15 Hypothesis Testing

15.1 Learning objectives

  • Define and understand null hypothesis significance testing.

  • Define and understand p-value.

  • Define and understand more extreme outcomes in the context of hypothesis testing.

  • Define and understand critical value.

  • Define and understand rejection region.

  • Define and understand \(1-\alpha\%\) confidence interval.

  • Be able to perform hypothesis binomial tests and t-tests manually (i.e., run through the 5 steps).

  • Understand when and how to use binom.test().

  • Understand when and how to use t.test().

15.2 Null Hypothesis Significance Testing

We will unpack each of these 5 steps in the examples that follow. They are listed here for reference.

  1. Specify the null and alternative hypotheses (\(H_0\) and \(H_1\)) in terms of a population parameter \(\theta\).

  2. Specify the type I error rate – denoted by the symbol \(\alpha\) – you are willing to tolerate.

  3. Specify the sample statistic \(\widehat{\theta}\) that you will use to estimate the population parameter \(\theta\) in step 1 and state how it is distributed under the assumption that \(H_0\) is true.

  4. Obtain a random sample and use it to compute the sample statistic from step 3. Call this value \(\widehat{\theta}_{\text{obs}}\).

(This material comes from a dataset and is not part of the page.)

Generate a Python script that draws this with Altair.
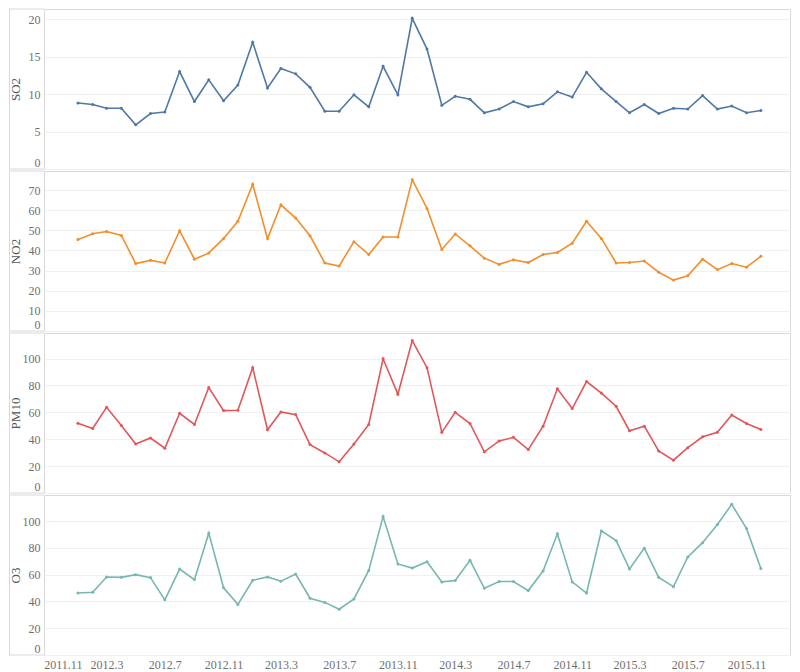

  5. If \(\widehat{\theta}_{\text{obs}}\) or a **more extreme outcome is very unlikely to occur under the assumption that \(H_0\) is true, then reject \(H_0\). Otherwise, do not reject \(H_0\).

15.3 Two-tailed tests introduction

  • Last lecture, we learned how to perform one-tailed hypothesis tests. The hypothesis framing in those tests was as follows:

\[ H_0: \theta = c \\ H_1: \theta < c \\ \text{or} \\ H_0: \theta = c \\ H_1: \theta > c \]

  • The hypotheses of a two-tailed test takes the following form:

\[ H_0: \theta = c \\ H_1: \theta \neq c \\ H_1: \theta < c \text{ or } \theta > c \]

  • As we will see in the following examples, the main difference between one-tailed and two-tailed tests is that the p-value gets contributions from both the lower and the upper tail of the sampling distribution.

15.4 Summary

  • The p-value is the probability of the outcome or a more extreme outcome occurring under the assumption that \(H_0\) is true.

  • What counts as a more extreme outcome is determined by \(H_1\).

  • The critical value is the observed value for which more extreme outcomes would lead us to reject \(H_0\).

  • The rejection region is the set of all outcomes that would lead us to reject \(H_0\).

  • binom.test() can be used to efficiently perform a binomial test without manually labouring through the 5 steps.

  • Must do everything long-form if dealing with a Normal sampling distribution (known variance).

  • If the standard deviation of the original sampling distribution is not known, then it must be estimated, and the appropriate test to use is a t-test.

  • A \(t\) distribution has higher tails than a \(Z\) distribution but is otherwise very similar.

  • t.test() can be used to efficiently perform a t-test without manually labouring through the 5 steps.